We built the MEAD (Middleware for Embedded Adaptive Dependability) system, which served as a fault-tolerance platform in the DARPA ARMS-II and PCES-II programs. MEAD uses system-call interception and does not modify the applications or the operating systems. In this manner, MEAD enhances legacy CORBA applications with replication and recovery mechanisms, and it allows users to select the appropriate trade-offs among resource usage, fault-tolerance and performance [CC:PE 2005].
MEAD provides versatile dependability [ADS III]. Low-level knobs control the internal fault-tolerant mechanisms of the infrastructure (e.g., the degree and style of replication). In contrast, high-level knobs regulate external properties (e.g., scalability, availability) that are relevant to the system’s users, and they hide the internal implementation details. For example, a low-level knob allows switching between active and passive replication on the fly, and a high-level knob tunes the system’s scalability.
MEAD also helped us characterize the inherent unpredictability of fault-tolerant middleware [Middleware 2005]. While MEAD’s maximum response time is not predictable, the latency outliers are limited to only 1% of the remote invocations. We showed that this is a general phenomenon through a broad empirical study of unpredictability in 15 additional systems, ranging from simple transport protocols to fault-tolerant, middleware-based enterprise applications [COMNET 2013]. The maximum latency is not influenced by the system’s workload, cannot be regulated through configuration parameters and is not correlated with the system’s resource consumption. The high-latency outliers (up to three orders of magnitude higher than the average latency) have multiple causes and may originate in any component of the system. However, after selectively filtering 1% of the invocations with the highest recorded response-times, the latency becomes bounded with high statistical confidence. We verified this result on different operating systems (Linux 2.4, Linux 2.6, Linux-rt, TimeSys), middleware platforms (CORBA and EJB), programming languages (C, C++ and Java), replication styles (active and warm passive) and applications (e-commerce and online gaming) (missing reference). Moreover, this phenomenon occurs at all the layers of middleware-based systems, from the communication protocols to the business logic. This suggests that, while the emergent behavior of middleware is not strictly predictable, distributed systems could cope with the inherent unpredictability by focusing on statistical measures, such as the 99th latency percentile.

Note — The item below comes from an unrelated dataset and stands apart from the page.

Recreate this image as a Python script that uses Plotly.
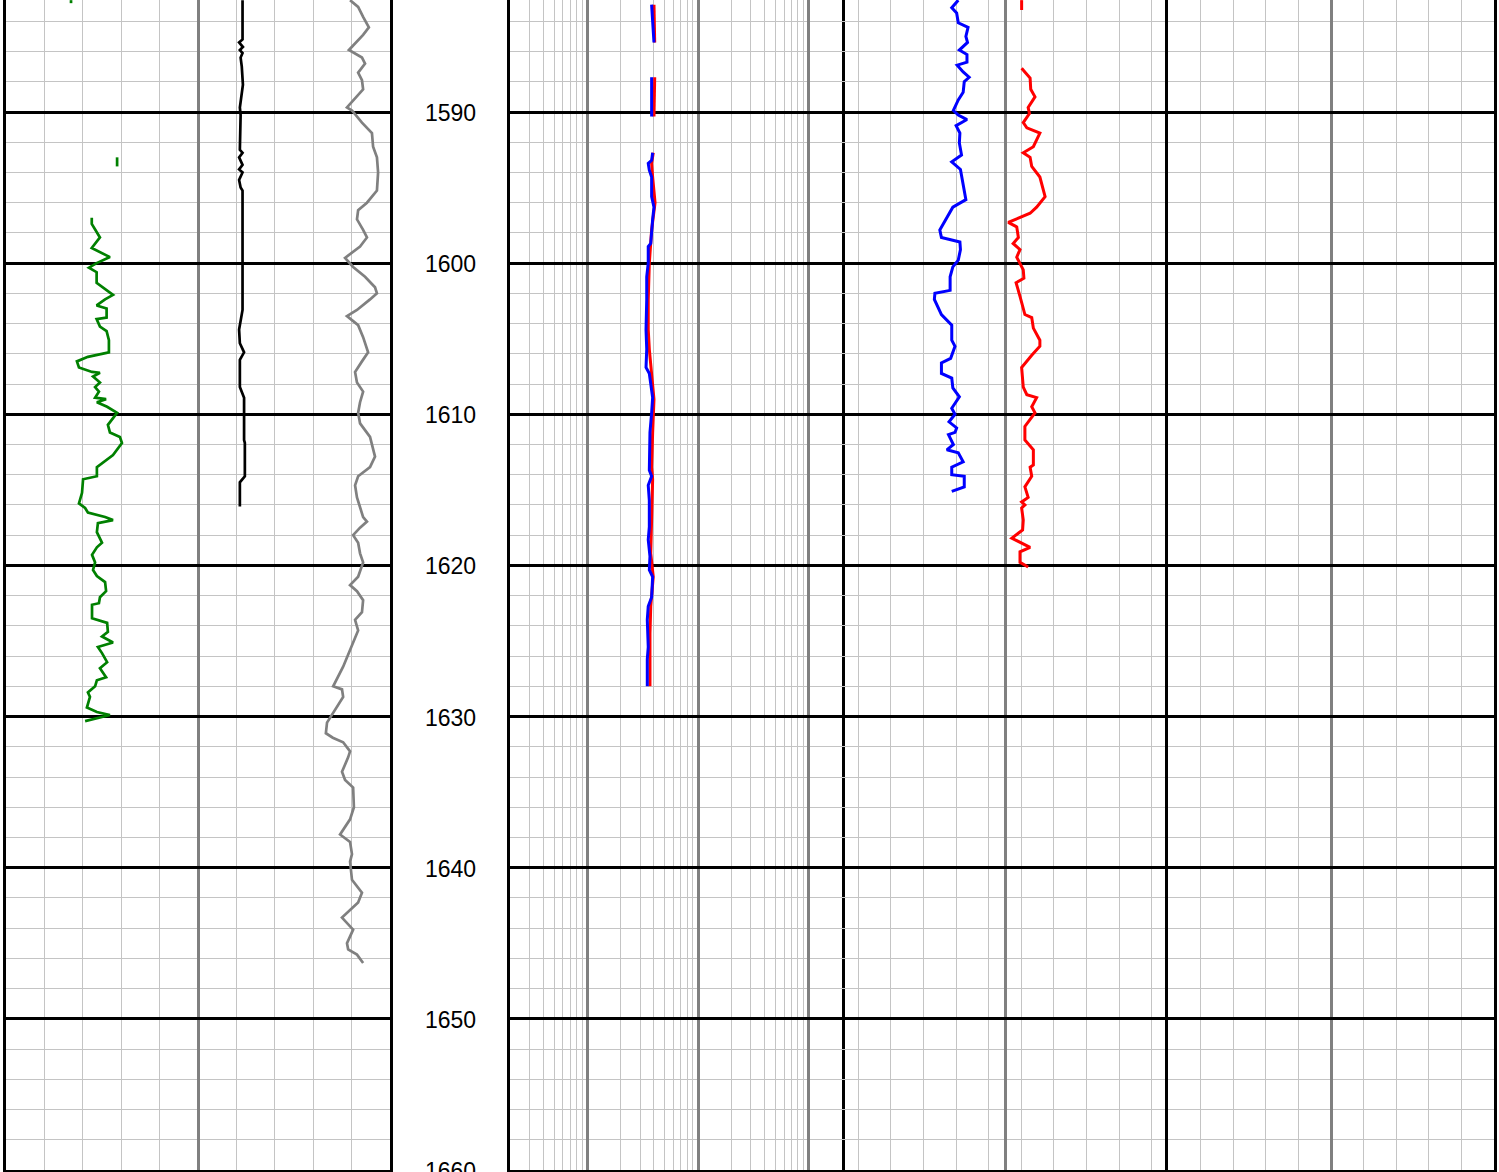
import plotly.graph_objects as go

# ---------------- data ----------------
depth_ticks = [1590, 1600, 1610, 1620, 1630, 1640, 1650, 1660]

# Track 1 : GR (green), scale 0-150
gr_depth = [1582.6, 1582.8, None,
            1593.0, 1593.6, None,
            1597.0, 1597.4, 1598.3, 1599.0, 1599.6, 1600.0, 1600.3, 1600.6, 1601.3, 1602.1,
            1602.4, 1602.8, 1603.0, 1603.6, 1603.7, 1604.2, 1604.5, 1605.1, 1605.9, 1606.2,
            1606.5, 1606.9, 1607.2, 1607.25, 1607.5, 1607.9, 1608.2, 1608.5, 1608.9, 1609.0,
            1609.2, 1609.5, 1609.9, 1610.7, 1611.2, 1611.5, 1611.9, 1612.7, 1613.5, 1614.1,
            1614.3, 1615.2, 1615.9, 1616.2, 1616.5, 1616.8, 1617.0, 1617.2, 1617.8, 1618.5,
            1618.8, 1619.3, 1619.8, 1620.3, 1620.7, 1621.1, 1621.7, 1622.1, 1622.5, 1622.6,
            1623.5, 1623.8, 1624.4, 1624.7, 1625.1, 1625.4, 1625.8, 1626.4, 1626.8, 1627.4,
            1627.6, 1628.0, 1628.4, 1628.7, 1629.4, 1629.7, 1629.9, 1630.3]
gr_val = [25.4, 25.4, None,
          43.4, 43.4, None,
          33.5, 33.5, 36.7, 33.5, 40.6, 35.4, 32.4, 35.4, 35.4, 41.8,
          38.7, 35.4, 39.3, 39.3, 35.4, 36.7, 39.3, 40.2, 40.2, 32.0,
          27.7, 28.5, 33.6, 36.7, 34.0, 36.7, 34.8, 36.3, 34.8, 39.1,
          35.5, 39.5, 43.4, 39.8, 40.6, 44.5, 45.3, 41.8, 35.5, 35.5,
          30.1, 29.7, 28.5, 30.9, 32.0, 38.7, 41.8, 35.9, 35.5, 37.5,
          35.5, 33.6, 34.8, 34.0, 35.5, 38.7, 39.1, 36.7, 36.3, 33.6,
          33.6, 39.5, 39.8, 37.5, 41.8, 35.9, 37.5, 39.5, 36.7, 39.1,
          35.5, 34.8, 32.0, 32.8, 31.6, 35.5, 40.6, 30.9]

# Track 1 : CALI (black), scale 6-16
cali_depth = [1582.6, 1585.2, 1585.4, 1585.7, 1585.9, 1586.1, 1586.4, 1587.0, 1588.2, 1588.4,
              1589.7, 1590.2, 1592.5, 1592.7, 1593.0, 1593.5, 1593.8, 1594.0, 1594.5, 1595.0,
              1595.2, 1603.1, 1604.4, 1605.3, 1605.9, 1606.4, 1608.2, 1608.9, 1611.7, 1611.9,
              1614.1, 1614.5, 1616.1]
cali_val = [12.16, 12.16, 12.07, 12.17, 12.09, 12.16, 12.11, 12.14, 12.17, 12.16,
            12.09, 12.11, 12.09, 12.16, 12.07, 12.16, 12.07, 12.16, 12.07, 12.11,
            12.16, 12.16, 12.07, 12.09, 12.20, 12.09, 12.09, 12.20, 12.20, 12.22,
            12.22, 12.09, 12.09]

# Track 1 : DT (grey), scale 140-40
dt_depth = [1582.6, 1583.05, 1583.7, 1584.4, 1584.9, 1585.9, 1586.4, 1586.8, 1587.4, 1587.9,
            1588.5, 1589.2, 1589.7, 1589.9, 1590.7, 1591.4, 1592.3, 1593.0, 1594.0, 1595.2,
            1596.0, 1596.5, 1597.1, 1597.8, 1598.3, 1598.9, 1599.5, 1599.65, 1600.25, 1600.9,
            1601.6, 1602.0, 1602.4, 1603.1, 1603.5, 1604.1, 1604.9, 1605.9, 1606.5, 1607.2,
            1607.9, 1608.5, 1609.2, 1609.9, 1610.6, 1611.5, 1612.8, 1613.5, 1614.1, 1614.7,
            1615.5, 1616.1, 1616.8, 1617.1, 1617.5, 1618.0, 1618.5, 1619.2, 1619.8, 1620.75,
            1621.3, 1621.7, 1622.3, 1623.1, 1623.6, 1624.3, 1625.1, 1625.8, 1626.7, 1628.0,
            1628.2, 1628.7, 1629.35, 1630.0, 1630.4, 1631.1, 1631.4, 1631.7, 1632.3, 1632.7,
            1633.65, 1634.2, 1634.7, 1636.0, 1636.8, 1637.8, 1638.3, 1639.1, 1639.6, 1640.8,
            1641.65, 1642.3, 1643.3, 1644.1, 1645.0, 1645.4, 1645.75, 1646.3]
dt_val = [50.4, 48.3, 47.0, 45.5, 47.0, 50.7, 47.3, 46.5, 48.3, 47.3,
          47.0, 49.6, 51.2, 49.9, 47.3, 44.7, 44.4, 43.4, 43.1, 43.4,
          46.0, 48.3, 48.6, 47.0, 46.0, 47.8, 50.9, 51.7, 49.6, 46.5,
          43.9, 43.4, 45.2, 48.6, 51.2, 48.3, 47.0, 45.7, 47.3, 49.1,
          48.6, 47.0, 47.8, 48.3, 47.8, 45.2, 43.9, 45.2, 48.3, 49.1,
          48.6, 47.8, 47.0, 46.0, 47.8, 49.6, 48.3, 47.8, 47.0, 48.3,
          50.4, 48.6, 47.0, 47.3, 49.1, 48.3, 49.6, 50.9, 52.2, 54.8,
          52.5, 52.2, 53.8, 55.6, 56.4, 56.7, 54.9, 52.2, 50.4, 50.9,
          52.5, 51.7, 49.6, 49.4, 50.4, 53.0, 50.4, 49.9, 50.4, 49.9,
          47.3, 48.3, 52.5, 49.6, 51.2, 50.9, 48.6, 47.0]

# Track 2 : resistivity (log 0.2-200)
ild_depth = [1582.9, 1585.4, None,
             1587.7, 1590.3, None,
             1592.7, 1593.4, 1594.3, 1596.0, 1597.8, 1600.0, 1602.4, 1604.4, 1605.7, 1607.5,
             1609.0, 1611.2, 1613.5, 1614.3, 1616.8, 1619.2, 1620.75, 1622.7, 1624.5, 1628.0]
ild_val = [4.00, 4.06, None,
           4.06, 4.00, None,
           3.94, 3.81, 3.89, 4.09, 3.81, 3.63, 3.55, 3.55, 3.63, 3.81,
           4.00, 3.89, 3.81, 3.89, 3.81, 3.74, 3.94, 3.74, 3.68, 3.68]
ilm_depth = [1582.9, 1583.9, 1585.4, None,
             1587.7, 1590.3, None,
             1592.7, 1593.2, 1593.4, 1593.85, 1594.3, 1595.6, 1596.3, 1597.1, 1598.7, 1598.9,
             1600.0, 1600.9, 1602.4, 1604.4, 1605.7, 1606.9, 1607.3, 1608.9, 1609.9, 1611.2,
             1613.7, 1614.1, 1614.7, 1615.7, 1617.45, 1618.3, 1619.4, 1620.3, 1620.75, 1622.1,
             1622.7, 1623.6, 1625.4, 1626.2, 1628.0]
ilm_val = [3.81, 3.89, 4.00, None,
           3.81, 3.81, None,
           3.89, 3.81, 3.55, 3.63, 3.81, 3.81, 4.00, 3.89, 3.74, 3.55,
           3.55, 3.44, 3.44, 3.39, 3.44, 3.39, 3.63, 3.89, 3.81, 3.68,
           3.63, 3.81, 3.55, 3.63, 3.63, 3.55, 3.68, 3.63, 3.89, 3.81,
           3.55, 3.48, 3.55, 3.48, 3.48]

# Track 3 : NPHI (blue, 0.45 to -0.15) and RHOB (red, 1.95-2.95)
nphi_depth = [1582.6, 1583.1, 1583.45, 1584.1, 1584.4, 1585.0, 1585.4, 1585.9, 1586.2, 1586.7,
              1586.9, 1587.35, 1587.7, 1588.0, 1588.7, 1589.2, 1589.9, 1590.2, 1590.5, 1590.9,
              1591.4, 1592.05, 1592.85, 1593.3, 1593.8, 1594.7, 1595.8, 1596.3, 1597.8, 1598.3,
              1598.6, 1599.1, 1599.8, 1600.25, 1600.9, 1601.8, 1602.0, 1602.4, 1603.4, 1604.1,
              1605.1, 1605.5, 1606.3, 1606.6, 1607.3, 1607.6, 1608.25, 1608.85, 1609.6, 1610.0,
              1610.5, 1610.9, 1611.2, 1611.35, 1612.0, 1612.35, 1612.55, 1613.15, 1613.5, 1614.0,
              1614.1, 1614.8, 1615.1]
nphi_val = [0.236, 0.248, 0.239, 0.236, 0.218, 0.222, 0.219, 0.234, 0.220, 0.220,
            0.238, 0.227, 0.216, 0.225, 0.227, 0.236, 0.245, 0.236, 0.220, 0.240,
            0.233, 0.234, 0.230, 0.248, 0.232, 0.227, 0.222, 0.246, 0.270, 0.267,
            0.233, 0.232, 0.236, 0.246, 0.251, 0.251, 0.279, 0.280, 0.267, 0.248,
            0.248, 0.242, 0.250, 0.267, 0.267, 0.248, 0.246, 0.234, 0.248, 0.242,
            0.253, 0.239, 0.242, 0.254, 0.245, 0.257, 0.236, 0.227, 0.248, 0.248,
            0.225, 0.225, 0.248]
rhob_depth = [1582.6, 1583.25, None,
              1587.1, 1587.75, 1588.5, 1589.0, 1589.7, 1590.1, 1590.7, 1591.05, 1591.4, 1592.3,
              1592.7, 1593.0, 1593.6, 1594.3, 1595.6, 1596.3, 1596.7, 1597.3, 1597.6, 1598.3,
              1598.7, 1599.1, 1599.6, 1600.45, 1601.0, 1601.3, 1602.2, 1603.4, 1603.6, 1604.3,
              1605.1, 1605.5, 1606.1, 1606.9, 1608.2, 1608.7, 1608.9, 1609.5, 1609.9, 1610.2,
              1610.8, 1611.7, 1612.35, 1613.35, 1613.5, 1614.1, 1614.8, 1615.5, 1615.8, 1616.0,
              1616.2, 1617.0, 1617.65, 1618.2, 1618.5, 1618.8, 1619.1, 1619.8, 1620.1]
rhob_val = [2.501, 2.501, None,
            2.501, 2.527, 2.529, 2.542, 2.521, 2.525, 2.506, 2.517, 2.557, 2.537,
            2.506, 2.527, 2.532, 2.557, 2.573, 2.547, 2.527, 2.460, 2.486, 2.491,
            2.475, 2.496, 2.486, 2.506, 2.508, 2.484, 2.496, 2.511, 2.532, 2.537,
            2.557, 2.557, 2.532, 2.501, 2.506, 2.517, 2.547, 2.532, 2.542, 2.532,
            2.511, 2.511, 2.537, 2.537, 2.527, 2.532, 2.511, 2.521, 2.501, 2.511,
            2.501, 2.506, 2.504, 2.471, 2.501, 2.527, 2.496, 2.496, 2.521]

# ---------------- layout helpers ----------------
W, H = 1499, 1172
def dom(a, b):
    return [a / W, b / W]

D_TOP, D_BOT = 1582.59, 1660.0
MAJ = "#808080"
MIN = "#c4c4c4"

fig = go.Figure()

def lw_trace(x, y, xa, ya, color, width=2.7):
    fig.add_trace(go.Scatter(x=x, y=y, xaxis=xa, yaxis=ya, mode="lines",
                             line=dict(color=color, width=width), connectgaps=False,
                             showlegend=False, hoverinfo="skip"))

# track 1
lw_trace(dt_val, dt_depth, "x7", "y", "#808080")
lw_trace(cali_val, cali_depth, "x6", "y", "black")
lw_trace(gr_val, gr_depth, "x", "y", "green")
# track 2
lw_trace(ild_val, ild_depth, "x3", "y3", "red", 3)
lw_trace(ilm_val, ilm_depth, "x3", "y3", "blue", 3)
# track 3
lw_trace(rhob_val, rhob_depth, "x8", "y4", "red", 3)
lw_trace(nphi_val, nphi_depth, "x4", "y4", "blue", 3)
# track 4 (empty)
fig.add_trace(go.Scatter(x=[None], y=[None], xaxis="x5", yaxis="y5", showlegend=False))

# depth labels in the depth track
for d in depth_ticks:
    fig.add_annotation(x=0.5, y=d, xref="x2", yref="y2", text=str(d), showarrow=False,
                       xanchor="center", yanchor="middle", yshift=-1,
                       font=dict(family="Liberation Sans, Arial", size=23, color="black"))

def track_x(domain, rng, dtick, minor_dtick, tick0=None, typ="linear"):
    d = dict(domain=domain, range=rng, type=typ, showticklabels=False, ticks="",
             zeroline=False, showgrid=True, gridcolor=MAJ, gridwidth=2.6,
             dtick=dtick, showline=True, linecolor="black", linewidth=3, mirror=False,
             minor=dict(dtick=minor_dtick, showgrid=True, gridcolor=MIN, gridwidth=1.4, ticks=""),
             fixedrange=True)
    if tick0 is not None:
        d["tick0"] = tick0
    return d

def track_y(anchor, grid=True, line=True, mirror=True):
    d = dict(range=[D_BOT, D_TOP], anchor=anchor, showticklabels=False, ticks="",
             zeroline=False, showgrid=grid, gridcolor="black", gridwidth=2.7,
             dtick=10, tick0=0, fixedrange=True,
             showline=line, mirror=mirror, linecolor="black", linewidth=3)
    if grid:
        d["minor"] = dict(dtick=2, showgrid=True, gridcolor=MIN, gridwidth=1.4, ticks="")
    return d

layout = dict(
    width=W, height=H, autosize=False,
    margin=dict(l=0, r=0, t=0, b=2, pad=0),
    paper_bgcolor="white", plot_bgcolor="white",
    showlegend=False,
    xaxis=track_x(dom(6, 390), [0, 150], 75, 15, 0),
    xaxis2=dict(domain=dom(390, 510), range=[0, 1], visible=False, fixedrange=True),
    xaxis3=track_x(dom(510, 842), [-0.69897, 2.30103], 1, "D1", typ="log"),
    xaxis4=track_x(dom(842, 1168), [0.45, -0.15], 0.3, 0.06, 0.15),
    xaxis5=track_x(dom(1168, 1494), [0, 1], 0.5, 0.1, 0),
    xaxis6=dict(overlaying="x", anchor="y", range=[6, 16], visible=False, fixedrange=True),
    xaxis7=dict(overlaying="x", anchor="y", range=[140, 40], visible=False, fixedrange=True),
    xaxis8=dict(overlaying="x4", anchor="y4", range=[1.95, 2.95], visible=False, fixedrange=True),
    yaxis=track_y("x"),
    yaxis2=dict(track_y("x2", grid=False, line=False), matches="y", visible=False),
    yaxis3=dict(track_y("x3"), matches="y"),
    yaxis4=dict(track_y("x4", line=False, mirror=False), matches="y"),
    yaxis5=dict(track_y("x5"), matches="y"),
)
fig.update_layout(**layout)

fig.write_html("out.html", config={"displayModeBar": False},
               post_script="document.body.style.margin='0';document.body.style.overflow='hidden';")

Data sets released: FT traces
[COMNET 2013] T. Dumitraș and P. Narasimhan, “A study of unpredictability in fault-tolerant middleware,” Computer Networks, vol. 57, no. 3, pp. 682–698, Feb. 2013.
[ADS III] T. Dumitraș, D. Srivastava, and P. Narasimhan, “Architecting and Implementing Versatile Dependability,” in Architecting Dependable Systems III, R. de Lemos, C. Gacek, and A. Romanovsky, Eds. Springer-Verlag, LNCS 3549, 2005, pp. 212–231.
[Middleware 2005] T. Dumitraș and P. Narasimhan, “Fault-Tolerant Middleware and the Magical 1%,” in ACM/IEEE/IFIP Middleware Conference, Grenoble, France, 2005, pp. 431–441.
[CC:PE 2005] P. Narasimhan, T. Dumitraș, A. Paulos, S. Pertet, C. Reverte, J. Slember, and D. Srivastava, “MEAD: Support for Real-time, fault-tolerant CORBA,” Concurrency and Computation: Practice and Experience, vol. 17, pp. 1527–1545, 2005.